**Exercise aim:**
Where the string "source" occurs in the material below, report the whole line.

**Code that draws figures:**
****************

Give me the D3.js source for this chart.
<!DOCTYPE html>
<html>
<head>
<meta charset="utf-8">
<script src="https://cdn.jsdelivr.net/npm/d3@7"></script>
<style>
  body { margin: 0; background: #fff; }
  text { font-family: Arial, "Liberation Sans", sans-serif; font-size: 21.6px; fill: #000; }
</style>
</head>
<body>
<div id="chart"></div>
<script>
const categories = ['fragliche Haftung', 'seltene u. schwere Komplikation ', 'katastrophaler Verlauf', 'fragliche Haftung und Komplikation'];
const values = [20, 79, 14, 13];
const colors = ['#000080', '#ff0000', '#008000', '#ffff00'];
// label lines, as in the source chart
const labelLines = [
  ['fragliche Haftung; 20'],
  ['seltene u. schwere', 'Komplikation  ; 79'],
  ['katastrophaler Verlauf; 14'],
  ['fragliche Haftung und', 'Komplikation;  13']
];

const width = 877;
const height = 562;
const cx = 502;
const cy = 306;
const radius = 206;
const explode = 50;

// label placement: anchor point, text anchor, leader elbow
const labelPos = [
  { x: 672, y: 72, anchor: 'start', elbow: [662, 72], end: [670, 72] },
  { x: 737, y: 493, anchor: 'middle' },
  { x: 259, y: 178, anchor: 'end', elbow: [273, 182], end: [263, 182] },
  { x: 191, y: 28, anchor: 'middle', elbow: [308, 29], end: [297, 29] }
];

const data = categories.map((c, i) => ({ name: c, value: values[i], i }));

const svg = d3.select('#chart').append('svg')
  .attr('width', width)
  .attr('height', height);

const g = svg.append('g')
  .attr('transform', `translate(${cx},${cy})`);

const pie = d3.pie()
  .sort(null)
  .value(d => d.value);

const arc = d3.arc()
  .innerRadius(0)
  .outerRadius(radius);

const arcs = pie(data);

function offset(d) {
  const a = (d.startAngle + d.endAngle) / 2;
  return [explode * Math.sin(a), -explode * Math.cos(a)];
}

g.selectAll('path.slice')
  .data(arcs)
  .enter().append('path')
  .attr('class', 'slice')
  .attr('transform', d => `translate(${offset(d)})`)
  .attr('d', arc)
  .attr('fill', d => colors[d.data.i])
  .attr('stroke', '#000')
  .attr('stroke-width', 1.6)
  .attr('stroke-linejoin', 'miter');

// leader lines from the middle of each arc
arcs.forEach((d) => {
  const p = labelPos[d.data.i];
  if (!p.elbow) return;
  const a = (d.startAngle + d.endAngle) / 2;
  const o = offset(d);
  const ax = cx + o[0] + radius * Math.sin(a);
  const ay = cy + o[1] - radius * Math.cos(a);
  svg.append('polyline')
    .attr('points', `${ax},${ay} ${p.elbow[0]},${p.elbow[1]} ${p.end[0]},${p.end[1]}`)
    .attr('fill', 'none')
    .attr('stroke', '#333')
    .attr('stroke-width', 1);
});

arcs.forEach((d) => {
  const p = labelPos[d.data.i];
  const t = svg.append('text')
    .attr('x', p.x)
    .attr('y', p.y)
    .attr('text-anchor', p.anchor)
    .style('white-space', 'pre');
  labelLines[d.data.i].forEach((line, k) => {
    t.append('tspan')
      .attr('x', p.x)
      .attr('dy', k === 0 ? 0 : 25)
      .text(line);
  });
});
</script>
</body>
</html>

****************

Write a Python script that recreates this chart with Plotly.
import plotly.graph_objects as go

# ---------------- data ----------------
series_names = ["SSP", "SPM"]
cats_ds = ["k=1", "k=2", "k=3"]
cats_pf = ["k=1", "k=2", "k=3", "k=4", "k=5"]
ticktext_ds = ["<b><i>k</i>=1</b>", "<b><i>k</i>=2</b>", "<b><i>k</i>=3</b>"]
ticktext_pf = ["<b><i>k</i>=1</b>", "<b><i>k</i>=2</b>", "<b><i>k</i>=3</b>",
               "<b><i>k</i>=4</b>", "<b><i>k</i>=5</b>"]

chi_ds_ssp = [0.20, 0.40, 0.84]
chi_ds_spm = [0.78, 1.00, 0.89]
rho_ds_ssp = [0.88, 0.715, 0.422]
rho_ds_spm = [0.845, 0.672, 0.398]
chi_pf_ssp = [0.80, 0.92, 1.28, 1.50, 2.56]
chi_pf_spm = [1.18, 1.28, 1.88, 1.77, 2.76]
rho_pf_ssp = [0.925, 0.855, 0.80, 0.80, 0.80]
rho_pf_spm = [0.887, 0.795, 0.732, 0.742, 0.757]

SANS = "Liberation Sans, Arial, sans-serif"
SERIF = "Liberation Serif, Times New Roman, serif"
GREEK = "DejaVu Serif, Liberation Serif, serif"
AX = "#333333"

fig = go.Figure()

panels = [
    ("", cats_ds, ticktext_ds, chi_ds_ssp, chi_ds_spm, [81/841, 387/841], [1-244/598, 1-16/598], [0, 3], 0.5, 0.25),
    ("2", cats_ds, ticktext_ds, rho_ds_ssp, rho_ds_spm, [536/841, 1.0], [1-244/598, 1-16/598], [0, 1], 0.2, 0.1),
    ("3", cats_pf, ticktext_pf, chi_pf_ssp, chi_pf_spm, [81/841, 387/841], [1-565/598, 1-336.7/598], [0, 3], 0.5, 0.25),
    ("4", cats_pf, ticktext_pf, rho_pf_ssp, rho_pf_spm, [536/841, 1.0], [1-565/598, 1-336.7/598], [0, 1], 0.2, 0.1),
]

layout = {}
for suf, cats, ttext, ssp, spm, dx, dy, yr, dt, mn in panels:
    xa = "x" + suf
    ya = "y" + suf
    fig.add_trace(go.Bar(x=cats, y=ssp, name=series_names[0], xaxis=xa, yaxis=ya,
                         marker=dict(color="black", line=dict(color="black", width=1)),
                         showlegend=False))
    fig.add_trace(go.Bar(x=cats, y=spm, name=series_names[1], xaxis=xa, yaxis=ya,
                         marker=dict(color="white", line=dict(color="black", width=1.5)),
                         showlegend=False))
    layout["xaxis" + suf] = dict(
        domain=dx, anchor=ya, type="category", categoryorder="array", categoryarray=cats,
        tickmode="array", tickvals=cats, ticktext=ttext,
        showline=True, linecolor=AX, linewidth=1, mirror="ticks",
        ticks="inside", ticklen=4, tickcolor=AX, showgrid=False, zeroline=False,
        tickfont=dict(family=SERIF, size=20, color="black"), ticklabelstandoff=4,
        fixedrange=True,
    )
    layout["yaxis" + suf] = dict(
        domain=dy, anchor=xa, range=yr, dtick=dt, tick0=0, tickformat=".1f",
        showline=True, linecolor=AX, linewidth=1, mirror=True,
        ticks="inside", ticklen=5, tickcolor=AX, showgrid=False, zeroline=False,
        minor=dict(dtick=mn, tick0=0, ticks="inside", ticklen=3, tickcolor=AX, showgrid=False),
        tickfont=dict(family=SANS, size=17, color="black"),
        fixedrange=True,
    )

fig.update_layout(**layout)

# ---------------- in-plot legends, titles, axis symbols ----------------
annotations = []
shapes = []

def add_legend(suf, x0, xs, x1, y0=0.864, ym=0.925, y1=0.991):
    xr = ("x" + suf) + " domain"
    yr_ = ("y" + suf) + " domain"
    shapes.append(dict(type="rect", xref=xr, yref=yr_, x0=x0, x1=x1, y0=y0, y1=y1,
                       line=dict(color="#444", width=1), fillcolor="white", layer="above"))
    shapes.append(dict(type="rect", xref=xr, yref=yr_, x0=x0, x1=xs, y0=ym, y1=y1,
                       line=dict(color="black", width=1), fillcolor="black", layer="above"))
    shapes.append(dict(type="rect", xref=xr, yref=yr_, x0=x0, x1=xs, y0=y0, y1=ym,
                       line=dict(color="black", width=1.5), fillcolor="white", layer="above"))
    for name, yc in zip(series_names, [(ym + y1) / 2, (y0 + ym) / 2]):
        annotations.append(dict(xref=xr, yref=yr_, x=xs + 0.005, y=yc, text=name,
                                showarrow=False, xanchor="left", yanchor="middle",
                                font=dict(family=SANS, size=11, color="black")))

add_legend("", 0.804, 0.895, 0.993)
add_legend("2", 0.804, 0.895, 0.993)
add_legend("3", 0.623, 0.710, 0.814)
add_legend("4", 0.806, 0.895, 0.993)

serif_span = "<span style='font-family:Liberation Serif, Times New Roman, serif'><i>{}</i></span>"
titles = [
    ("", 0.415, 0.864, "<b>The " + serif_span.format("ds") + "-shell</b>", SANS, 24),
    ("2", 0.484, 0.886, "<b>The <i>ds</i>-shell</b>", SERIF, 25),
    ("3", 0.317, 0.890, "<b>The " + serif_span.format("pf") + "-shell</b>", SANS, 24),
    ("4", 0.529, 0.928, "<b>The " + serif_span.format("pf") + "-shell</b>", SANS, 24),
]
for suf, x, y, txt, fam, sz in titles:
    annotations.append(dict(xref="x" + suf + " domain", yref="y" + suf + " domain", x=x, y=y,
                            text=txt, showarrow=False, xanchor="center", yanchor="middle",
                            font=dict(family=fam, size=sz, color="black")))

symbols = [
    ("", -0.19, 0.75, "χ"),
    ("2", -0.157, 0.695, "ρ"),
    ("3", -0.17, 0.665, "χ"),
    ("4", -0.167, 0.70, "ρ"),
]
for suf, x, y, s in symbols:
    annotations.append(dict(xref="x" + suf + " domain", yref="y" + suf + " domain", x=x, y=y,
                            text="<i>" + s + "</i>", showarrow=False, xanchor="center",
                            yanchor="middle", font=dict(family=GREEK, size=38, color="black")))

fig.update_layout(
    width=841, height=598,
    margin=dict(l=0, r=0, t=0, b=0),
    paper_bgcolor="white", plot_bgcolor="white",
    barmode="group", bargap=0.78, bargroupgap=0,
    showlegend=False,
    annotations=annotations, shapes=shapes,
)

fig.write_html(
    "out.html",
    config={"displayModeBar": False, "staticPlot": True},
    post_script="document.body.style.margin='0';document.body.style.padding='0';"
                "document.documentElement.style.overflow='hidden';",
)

****************

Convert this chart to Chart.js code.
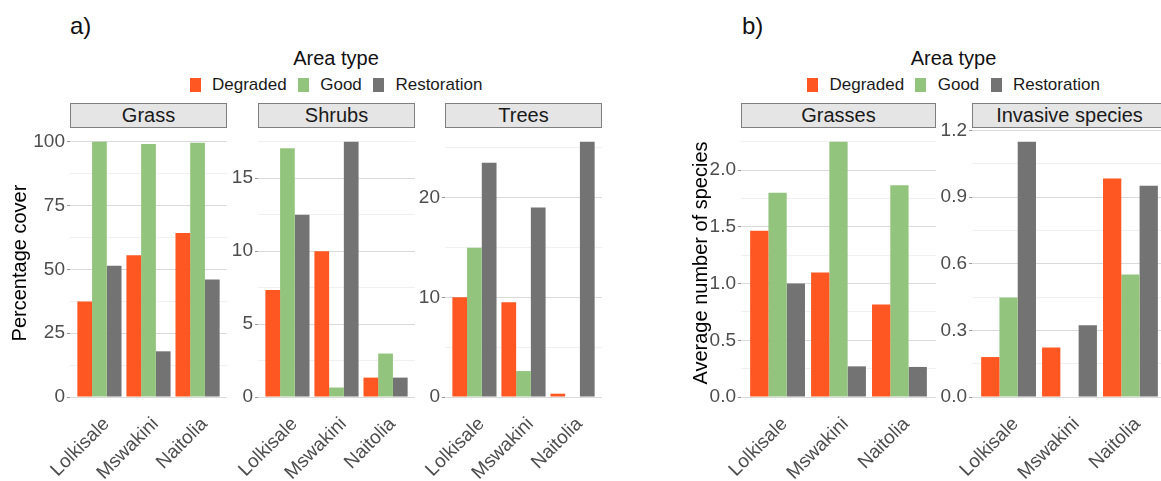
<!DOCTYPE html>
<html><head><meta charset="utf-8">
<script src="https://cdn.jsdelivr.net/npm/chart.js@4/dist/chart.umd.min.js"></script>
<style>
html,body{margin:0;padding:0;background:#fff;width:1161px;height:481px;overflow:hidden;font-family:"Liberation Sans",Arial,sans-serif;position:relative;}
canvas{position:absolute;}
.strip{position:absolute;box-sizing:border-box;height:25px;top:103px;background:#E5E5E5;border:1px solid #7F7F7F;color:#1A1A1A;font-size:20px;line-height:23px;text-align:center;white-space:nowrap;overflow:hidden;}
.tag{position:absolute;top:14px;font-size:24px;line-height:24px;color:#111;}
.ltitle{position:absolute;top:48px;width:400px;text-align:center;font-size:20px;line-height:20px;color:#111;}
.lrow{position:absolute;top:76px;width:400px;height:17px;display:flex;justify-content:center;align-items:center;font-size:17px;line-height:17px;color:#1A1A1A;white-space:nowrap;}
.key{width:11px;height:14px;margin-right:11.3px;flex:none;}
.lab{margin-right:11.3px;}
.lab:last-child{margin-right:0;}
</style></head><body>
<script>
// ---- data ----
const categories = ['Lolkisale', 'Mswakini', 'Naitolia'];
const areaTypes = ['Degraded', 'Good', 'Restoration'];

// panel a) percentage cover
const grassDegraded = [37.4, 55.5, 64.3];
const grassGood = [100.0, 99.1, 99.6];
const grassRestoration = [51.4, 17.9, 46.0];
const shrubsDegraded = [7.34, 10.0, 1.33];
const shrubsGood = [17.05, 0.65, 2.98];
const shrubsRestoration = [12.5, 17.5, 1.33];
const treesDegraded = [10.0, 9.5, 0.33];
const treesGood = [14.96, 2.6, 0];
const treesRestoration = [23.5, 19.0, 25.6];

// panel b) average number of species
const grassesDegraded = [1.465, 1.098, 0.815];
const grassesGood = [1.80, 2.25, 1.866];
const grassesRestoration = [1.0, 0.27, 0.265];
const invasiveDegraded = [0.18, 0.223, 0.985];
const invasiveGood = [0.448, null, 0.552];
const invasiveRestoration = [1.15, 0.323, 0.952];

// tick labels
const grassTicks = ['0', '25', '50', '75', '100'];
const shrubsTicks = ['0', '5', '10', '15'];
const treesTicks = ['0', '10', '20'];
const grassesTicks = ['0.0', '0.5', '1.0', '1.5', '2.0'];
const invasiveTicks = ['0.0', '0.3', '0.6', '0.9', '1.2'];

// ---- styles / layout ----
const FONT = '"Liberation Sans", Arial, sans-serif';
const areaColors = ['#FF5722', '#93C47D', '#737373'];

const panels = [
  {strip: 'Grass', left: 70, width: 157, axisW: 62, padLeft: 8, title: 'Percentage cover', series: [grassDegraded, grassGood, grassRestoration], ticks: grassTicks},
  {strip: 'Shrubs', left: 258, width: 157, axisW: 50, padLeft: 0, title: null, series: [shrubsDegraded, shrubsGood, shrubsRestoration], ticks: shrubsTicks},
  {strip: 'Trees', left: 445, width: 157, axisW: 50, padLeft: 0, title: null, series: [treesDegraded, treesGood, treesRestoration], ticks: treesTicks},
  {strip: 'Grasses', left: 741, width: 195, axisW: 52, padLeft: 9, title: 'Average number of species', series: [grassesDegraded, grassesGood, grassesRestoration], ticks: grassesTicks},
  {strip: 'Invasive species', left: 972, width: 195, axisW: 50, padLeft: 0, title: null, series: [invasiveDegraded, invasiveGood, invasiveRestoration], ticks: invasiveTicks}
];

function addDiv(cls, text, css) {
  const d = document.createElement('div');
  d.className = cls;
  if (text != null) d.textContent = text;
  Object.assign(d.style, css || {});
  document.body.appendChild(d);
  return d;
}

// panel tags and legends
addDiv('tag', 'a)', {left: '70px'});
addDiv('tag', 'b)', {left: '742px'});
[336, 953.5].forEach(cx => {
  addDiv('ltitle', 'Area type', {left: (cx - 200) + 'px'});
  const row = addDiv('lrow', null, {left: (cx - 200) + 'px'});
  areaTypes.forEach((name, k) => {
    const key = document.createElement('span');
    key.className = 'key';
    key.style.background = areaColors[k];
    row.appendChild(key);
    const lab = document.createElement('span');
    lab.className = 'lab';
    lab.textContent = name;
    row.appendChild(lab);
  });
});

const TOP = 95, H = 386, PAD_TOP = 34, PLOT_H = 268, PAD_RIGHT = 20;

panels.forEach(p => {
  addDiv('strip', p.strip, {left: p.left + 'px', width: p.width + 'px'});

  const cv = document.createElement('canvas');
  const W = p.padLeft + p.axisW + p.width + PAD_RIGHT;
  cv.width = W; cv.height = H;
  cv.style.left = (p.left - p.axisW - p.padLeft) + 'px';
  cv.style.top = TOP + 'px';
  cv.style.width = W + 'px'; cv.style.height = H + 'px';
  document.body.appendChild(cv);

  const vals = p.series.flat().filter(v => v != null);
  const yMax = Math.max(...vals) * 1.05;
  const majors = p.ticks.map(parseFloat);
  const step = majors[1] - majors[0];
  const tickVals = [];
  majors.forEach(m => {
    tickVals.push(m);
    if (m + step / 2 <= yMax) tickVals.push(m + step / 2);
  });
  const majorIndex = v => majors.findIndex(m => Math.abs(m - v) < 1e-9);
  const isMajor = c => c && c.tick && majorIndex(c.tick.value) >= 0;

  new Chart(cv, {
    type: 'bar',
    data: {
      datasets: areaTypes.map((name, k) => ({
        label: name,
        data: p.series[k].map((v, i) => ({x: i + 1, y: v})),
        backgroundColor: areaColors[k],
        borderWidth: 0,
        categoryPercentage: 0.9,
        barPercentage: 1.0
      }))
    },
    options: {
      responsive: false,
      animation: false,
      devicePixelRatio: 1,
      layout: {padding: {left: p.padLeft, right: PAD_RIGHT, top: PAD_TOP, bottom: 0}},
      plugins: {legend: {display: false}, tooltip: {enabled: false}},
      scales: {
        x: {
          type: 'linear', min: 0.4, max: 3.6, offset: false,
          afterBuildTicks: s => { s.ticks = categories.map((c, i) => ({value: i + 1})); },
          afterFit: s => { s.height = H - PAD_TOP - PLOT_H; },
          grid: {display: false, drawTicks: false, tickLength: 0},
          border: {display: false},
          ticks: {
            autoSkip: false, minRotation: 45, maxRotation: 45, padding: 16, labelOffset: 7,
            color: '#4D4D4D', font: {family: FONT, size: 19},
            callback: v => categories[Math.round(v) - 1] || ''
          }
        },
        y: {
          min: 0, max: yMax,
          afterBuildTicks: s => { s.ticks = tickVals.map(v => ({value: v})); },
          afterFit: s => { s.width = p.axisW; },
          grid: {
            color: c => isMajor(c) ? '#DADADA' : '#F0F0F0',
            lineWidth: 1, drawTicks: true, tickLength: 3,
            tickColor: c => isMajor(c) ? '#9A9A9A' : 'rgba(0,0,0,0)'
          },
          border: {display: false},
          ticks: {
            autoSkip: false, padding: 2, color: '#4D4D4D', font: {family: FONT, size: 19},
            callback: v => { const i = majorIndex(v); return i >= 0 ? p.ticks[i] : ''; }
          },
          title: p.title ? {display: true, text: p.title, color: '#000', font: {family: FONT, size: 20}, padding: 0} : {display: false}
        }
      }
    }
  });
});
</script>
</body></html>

****************

**Finished answer:**
Give me the D3.js source for this chart.
// label lines, as in the source chart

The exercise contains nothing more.